Effect of hydrophilicity on ion rejection of sub-nanometer pores

Ion rejection by (sub)nanometer-sized pores enables membrane-based desalination. Narrowing the pore size is long considered as the primary choice to increase the ion rejection rate, which is unfortunately at much sacrifice of the water permeance. Using the uniform sub-nanometer pore channels in covalent organic frameworks (COFs) as the model system, we herein demonstrate that hydrophilicity of pore walls plays a significant role in determining ion rejections, and ion rejections can be significantly improved by enhancing hydrophilicity with less loss in water permeance. Via non-equilibrium molecular dynamics simulation, the augmented in-pore effect caused by significant pore-wall-involved hydration effect is discovered to dominate the ion rejections.
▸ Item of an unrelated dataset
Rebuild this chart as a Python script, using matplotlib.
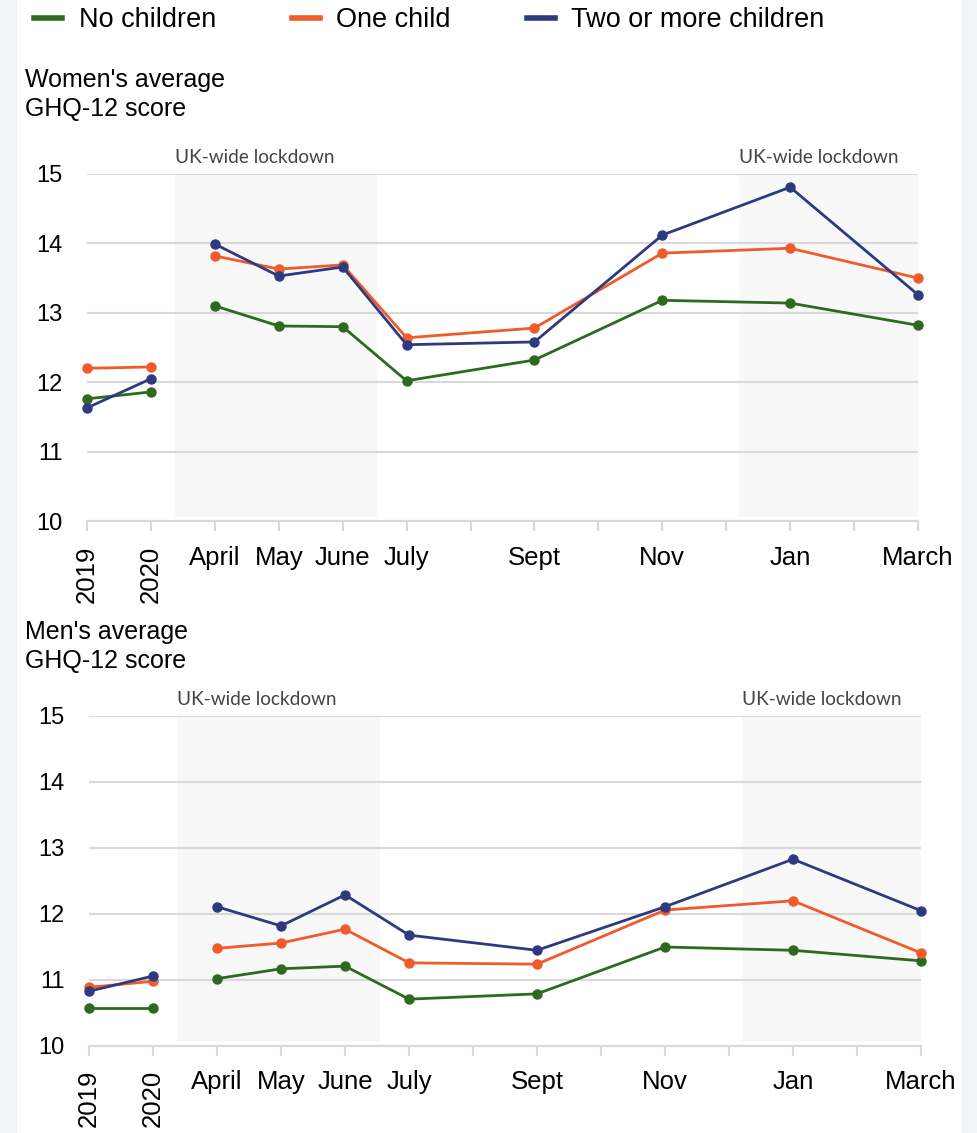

Furthermore, the desalination mechanism of hydrophilic nanopores is proposed: strong hydrophilicity can make cations enter nanopores more easily than anions by compensation of ionic hydrations, but all ions are not able to transport inside nanopores due to the extreme in-pore effect; hence membranes consequently carry positive net charges after being saturated adsorption by ions and then in turn exclude cations by electrostatic repulsions. These findings and understandings on desalination mechanisms can also be applicable to other kinds of nanoporous materials and thus could provide guidelines for the experimental design of next-generation desalination membranes.